Ok, on to other things. Limp Bizkit's latest album, Results May Vary is definitely growing on me. Now this band is the exception to my preference for generally (pseudo) cerebral rock. I like my rock heavy yet intelligent. Sometimes the Bizkit can be pretty heavy on the testosterone and bling-bling, but somehow, it's something that's OK by me....but I would have crucified Kid Rock for. But they can definitely balance out the tough shit with their more soulful and heartfelt stuff, especially with this album. I can say that they haven't lost their touch. Their new guy Mike Smith is great with the guitars. He's nicely filled in the vacuum left by ol' Wes. His style is awesome because he can provide the essential crunch to the Limp's sound, but it's all original....and Mike's pretty sweet with his acoustic work too. Basically, he's not trying to be a clone of Wes Borland, which is a good thing. Don't get me wrong though, Wes is a great musician in his own right, and his riffs has most definitely define the Bizkit sound during his time. I'll miss him, his guitar work helped establish the band as a landmark in rap-metal...before all the other cookie cutter acts came along (Hi Papa Roach!). I mean, Wes' stuff contributed to Limp's greatest songs (oops, I nearly typed the word "hits" instead, which is cheesy and cliche ). By the way, is it just me, or has John Otto become more of a kickass drummer?? Geez, is that double bass I hear? Sweet...although I dunno for sure since I don't play the drums.

This band can churn out stadium/arena songs that you can slam to, but also stuff you can wave your lighter to, all in one album. My only gripe is that they put a lot more acoustic/sensitive songs than the moshpit ones, not to mention less of DJ lethal's turntables . But that's just me nitpicking. Which reminds me, they were supposed to come here, but cancelled a couple of days before the scheduled date. Leche, sayang talaga. Eh kung si Mandy Moore nga hindi natakot pumunta dito...di makabasag pinggan istura non. Sila Fred Mukhang bandido!!! Haaaay...

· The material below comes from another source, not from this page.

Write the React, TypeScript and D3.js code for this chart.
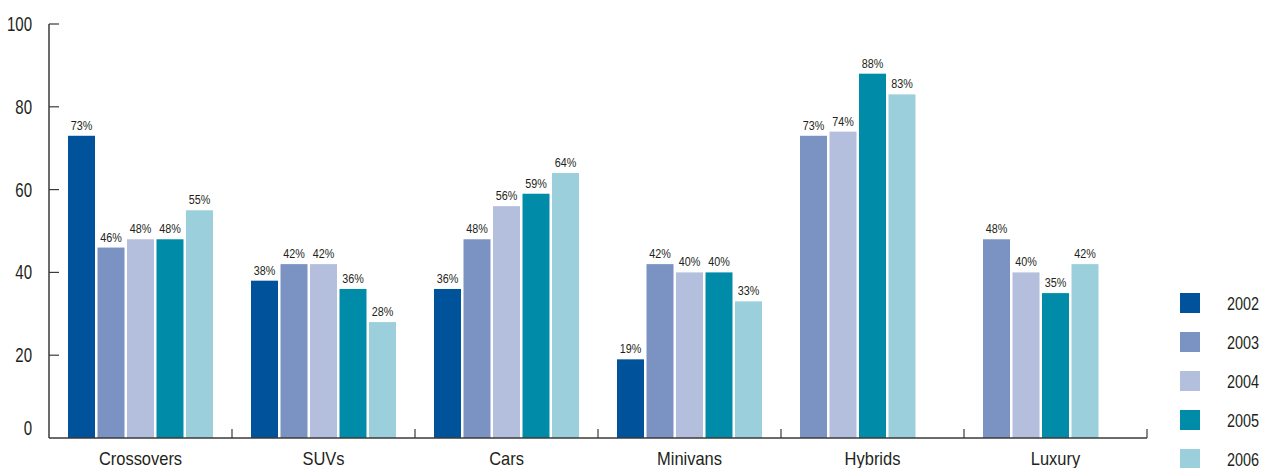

Movie Review: Black Rain. I've just read Roger Ebert's review of this movie. I'm crushed because he only gave it 2 out of 4, which makes it pretty much in the middle....or mediocre. I greatly respect Ebert's views on cinema, being an established movie critic. He's witty, insightful, and often funny. In this case, however, I beg to disagree; I immensly enjoyed the film. I have a thing for international oriental thrillers. It's all about East-meets-West, baby. There's just something about how a Gaijin sees Japan, either finding it as totally alien, or those types that have adapted to the culture so much so that they're practically a native (the thought of a stereotypical blonde, blue-eyed caucasian muttering prefect Japanese has always allured me).

Director Ridley Scott (Blade Runner, Gladiator, Black Hawk Down) did a very good job with this one....although I have to agree with Ebert on the movie's excessively dark tone. I've never been to Japan, but I know there's more to it than seedy, poorly lit alleys illuminated with neon signs. I would have liked more daytime scenes to show the splendor of the country's beautiful landscapes. The theme of the movie is very tasteful to me: the inner workings of the feared Yakuza. Ain't that cool? Just like the Italian Mafia, they also have their own set of rules, even if they live outside of the law. What also struck me is a particular scene where an Oyabun (Yakuza boss) expresses his distaste for westerners by recounting his post-World War II boyhood experiences:

***OK, I've been searching Google for the final script for this movie, but all I've found on the web so far is the draft, not the final version. The piece of dialogue I was gonna quote is missing. The Oyabun recounts how his family came out of hiding after the atomic bombs fell (*note: this is not a quote verbatim - - this is as best as I could remember it. If anyone has a copy of the dialogue, let me know):

"We hid underground for three days...when we came up, it started to was black rain. " (hence the title)

This is a chilling statement; it gives the movie a historical anchor. You can see the shades of the past with words like these.

It was also good that there were no subtitles for the initial scenes where the Japanese characters were speaking to each other. It makes you see the action from Nick's (Michael Douglas) point of view: a Gaijin uninitiated to his foreign co-workers' and nemesis' behavior. This subtle touch helps the viewer empathize with the Americans' predicament, struggling to get a crime solved while getting around the language barrier...and this also adds to Black Rain's exotic feel. In the end, we finally see why these strange slant-eyed men are killing each other during the final sequence, where the Japanese dialogue is translated. Very cool indeed.